Output the material below in its entirety, exactly as given.

______

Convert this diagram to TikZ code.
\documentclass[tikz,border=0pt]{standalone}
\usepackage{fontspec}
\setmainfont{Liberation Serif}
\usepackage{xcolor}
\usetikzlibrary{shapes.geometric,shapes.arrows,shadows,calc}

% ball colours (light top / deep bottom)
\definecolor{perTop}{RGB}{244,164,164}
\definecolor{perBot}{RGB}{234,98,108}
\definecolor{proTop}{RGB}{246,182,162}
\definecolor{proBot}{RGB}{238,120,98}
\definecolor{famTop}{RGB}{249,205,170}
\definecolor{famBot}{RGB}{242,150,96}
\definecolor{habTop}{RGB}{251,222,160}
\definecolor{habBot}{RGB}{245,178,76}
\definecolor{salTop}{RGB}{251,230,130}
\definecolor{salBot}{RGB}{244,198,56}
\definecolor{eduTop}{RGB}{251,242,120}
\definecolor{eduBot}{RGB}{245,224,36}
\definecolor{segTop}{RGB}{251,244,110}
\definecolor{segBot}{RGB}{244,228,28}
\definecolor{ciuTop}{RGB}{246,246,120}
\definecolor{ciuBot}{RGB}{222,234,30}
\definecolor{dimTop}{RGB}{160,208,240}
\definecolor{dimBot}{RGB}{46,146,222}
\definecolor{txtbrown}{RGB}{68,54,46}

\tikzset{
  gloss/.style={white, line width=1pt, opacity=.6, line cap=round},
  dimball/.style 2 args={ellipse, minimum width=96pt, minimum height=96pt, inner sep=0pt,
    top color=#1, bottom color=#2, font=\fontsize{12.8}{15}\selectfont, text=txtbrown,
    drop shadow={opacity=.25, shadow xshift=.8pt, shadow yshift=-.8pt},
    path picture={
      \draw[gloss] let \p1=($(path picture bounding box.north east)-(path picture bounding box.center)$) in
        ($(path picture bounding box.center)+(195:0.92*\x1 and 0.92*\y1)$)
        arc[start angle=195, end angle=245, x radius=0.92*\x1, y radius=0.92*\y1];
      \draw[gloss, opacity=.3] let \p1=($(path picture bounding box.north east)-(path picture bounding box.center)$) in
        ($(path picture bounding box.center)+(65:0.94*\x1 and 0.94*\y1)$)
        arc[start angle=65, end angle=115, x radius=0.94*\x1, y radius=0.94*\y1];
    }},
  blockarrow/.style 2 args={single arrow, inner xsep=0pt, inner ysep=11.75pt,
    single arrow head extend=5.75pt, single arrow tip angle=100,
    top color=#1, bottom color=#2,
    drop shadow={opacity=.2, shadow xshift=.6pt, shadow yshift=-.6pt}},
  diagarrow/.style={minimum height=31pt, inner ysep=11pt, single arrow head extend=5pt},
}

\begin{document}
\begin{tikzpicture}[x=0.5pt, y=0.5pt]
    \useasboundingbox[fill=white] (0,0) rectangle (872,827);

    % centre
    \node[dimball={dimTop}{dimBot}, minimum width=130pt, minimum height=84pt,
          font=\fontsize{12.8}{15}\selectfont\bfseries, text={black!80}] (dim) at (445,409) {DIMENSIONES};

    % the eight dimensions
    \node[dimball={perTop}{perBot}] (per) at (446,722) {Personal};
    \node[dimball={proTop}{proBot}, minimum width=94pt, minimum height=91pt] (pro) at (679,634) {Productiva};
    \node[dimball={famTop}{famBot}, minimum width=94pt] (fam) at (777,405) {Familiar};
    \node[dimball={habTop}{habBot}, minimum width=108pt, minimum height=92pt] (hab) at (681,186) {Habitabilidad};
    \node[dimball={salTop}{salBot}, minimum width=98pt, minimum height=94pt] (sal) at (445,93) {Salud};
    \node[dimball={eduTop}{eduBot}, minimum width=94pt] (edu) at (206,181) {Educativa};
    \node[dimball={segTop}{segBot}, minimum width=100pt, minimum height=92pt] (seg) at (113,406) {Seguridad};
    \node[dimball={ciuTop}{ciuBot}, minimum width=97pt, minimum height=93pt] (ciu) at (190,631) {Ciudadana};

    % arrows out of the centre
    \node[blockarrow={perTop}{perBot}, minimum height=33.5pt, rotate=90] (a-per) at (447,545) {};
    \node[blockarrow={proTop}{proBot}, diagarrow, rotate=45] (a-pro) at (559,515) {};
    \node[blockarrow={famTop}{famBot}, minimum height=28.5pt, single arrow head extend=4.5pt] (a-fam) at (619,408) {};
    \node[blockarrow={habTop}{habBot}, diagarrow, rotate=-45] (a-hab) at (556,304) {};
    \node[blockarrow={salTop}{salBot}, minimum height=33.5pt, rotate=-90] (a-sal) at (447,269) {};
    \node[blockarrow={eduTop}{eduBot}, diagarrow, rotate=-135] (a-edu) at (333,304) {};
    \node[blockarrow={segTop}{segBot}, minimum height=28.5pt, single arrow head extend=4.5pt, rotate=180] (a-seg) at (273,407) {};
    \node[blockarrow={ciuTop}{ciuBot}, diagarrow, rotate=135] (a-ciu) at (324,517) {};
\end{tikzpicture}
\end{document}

______

> [Exercise solution]:
Convert this diagram to TikZ code.
\documentclass[tikz,border=0pt]{standalone}
\usepackage{fontspec}
\setmainfont{Liberation Serif}
\usepackage{xcolor}
\usetikzlibrary{shapes.geometric,shapes.arrows,shadows,calc}

% ball colours (light top / deep bottom)
\definecolor{perTop}{RGB}{244,164,164}
\definecolor{perBot}{RGB}{234,98,108}
\definecolor{proTop}{RGB}{246,182,162}
\definecolor{proBot}{RGB}{238,120,98}
\definecolor{famTop}{RGB}{249,205,170}
\definecolor{famBot}{RGB}{242,150,96}
\definecolor{habTop}{RGB}{251,222,160}
\definecolor{habBot}{RGB}{245,178,76}
\definecolor{salTop}{RGB}{251,230,130}
\definecolor{salBot}{RGB}{244,198,56}
\definecolor{eduTop}{RGB}{251,242,120}
\definecolor{eduBot}{RGB}{245,224,36}
\definecolor{segTop}{RGB}{251,244,110}
\definecolor{segBot}{RGB}{244,228,28}
\definecolor{ciuTop}{RGB}{246,246,120}
\definecolor{ciuBot}{RGB}{222,234,30}
\definecolor{dimTop}{RGB}{160,208,240}
\definecolor{dimBot}{RGB}{46,146,222}
\definecolor{txtbrown}{RGB}{68,54,46}

\tikzset{
  gloss/.style={white, line width=1pt, opacity=.6, line cap=round},
  dimball/.style 2 args={ellipse, minimum width=96pt, minimum height=96pt, inner sep=0pt,
    top color=#1, bottom color=#2, font=\fontsize{12.8}{15}\selectfont, text=txtbrown,
    drop shadow={opacity=.25, shadow xshift=.8pt, shadow yshift=-.8pt},
    path picture={
      \draw[gloss] let \p1=($(path picture bounding box.north east)-(path picture bounding box.center)$) in
        ($(path picture bounding box.center)+(195:0.92*\x1 and 0.92*\y1)$)
        arc[start angle=195, end angle=245, x radius=0.92*\x1, y radius=0.92*\y1];
      \draw[gloss, opacity=.3] let \p1=($(path picture bounding box.north east)-(path picture bounding box.center)$) in
        ($(path picture bounding box.center)+(65:0.94*\x1 and 0.94*\y1)$)
        arc[start angle=65, end angle=115, x radius=0.94*\x1, y radius=0.94*\y1];
    }},
  blockarrow/.style 2 args={single arrow, inner xsep=0pt, inner ysep=11.75pt,
    single arrow head extend=5.75pt, single arrow tip angle=100,
    top color=#1, bottom color=#2,
    drop shadow={opacity=.2, shadow xshift=.6pt, shadow yshift=-.6pt}},
  diagarrow/.style={minimum height=31pt, inner ysep=11pt, single arrow head extend=5pt},
}

\begin{document}
\begin{tikzpicture}[x=0.5pt, y=0.5pt]
    \useasboundingbox[fill=white] (0,0) rectangle (872,827);

    % centre
    \node[dimball={dimTop}{dimBot}, minimum width=130pt, minimum height=84pt,
          font=\fontsize{12.8}{15}\selectfont\bfseries, text={black!80}] (dim) at (445,409) {DIMENSIONES};

    % the eight dimensions
    \node[dimball={perTop}{perBot}] (per) at (446,722) {Personal};
    \node[dimball={proTop}{proBot}, minimum width=94pt, minimum height=91pt] (pro) at (679,634) {Productiva};
    \node[dimball={famTop}{famBot}, minimum width=94pt] (fam) at (777,405) {Familiar};
    \node[dimball={habTop}{habBot}, minimum width=108pt, minimum height=92pt] (hab) at (681,186) {Habitabilidad};
    \node[dimball={salTop}{salBot}, minimum width=98pt, minimum height=94pt] (sal) at (445,93) {Salud};
    \node[dimball={eduTop}{eduBot}, minimum width=94pt] (edu) at (206,181) {Educativa};
    \node[dimball={segTop}{segBot}, minimum width=100pt, minimum height=92pt] (seg) at (113,406) {Seguridad};
    \node[dimball={ciuTop}{ciuBot}, minimum width=97pt, minimum height=93pt] (ciu) at (190,631) {Ciudadana};

    % arrows out of the centre
    \node[blockarrow={perTop}{perBot}, minimum height=33.5pt, rotate=90] (a-per) at (447,545) {};
    \node[blockarrow={proTop}{proBot}, diagarrow, rotate=45] (a-pro) at (559,515) {};
    \node[blockarrow={famTop}{famBot}, minimum height=28.5pt, single arrow head extend=4.5pt] (a-fam) at (619,408) {};
    \node[blockarrow={habTop}{habBot}, diagarrow, rotate=-45] (a-hab) at (556,304) {};
    \node[blockarrow={salTop}{salBot}, minimum height=33.5pt, rotate=-90] (a-sal) at (447,269) {};
    \node[blockarrow={eduTop}{eduBot}, diagarrow, rotate=-135] (a-edu) at (333,304) {};
    \node[blockarrow={segTop}{segBot}, minimum height=28.5pt, single arrow head extend=4.5pt, rotate=180] (a-seg) at (273,407) {};
    \node[blockarrow={ciuTop}{ciuBot}, diagarrow, rotate=135] (a-ciu) at (324,517) {};
\end{tikzpicture}
\end{document}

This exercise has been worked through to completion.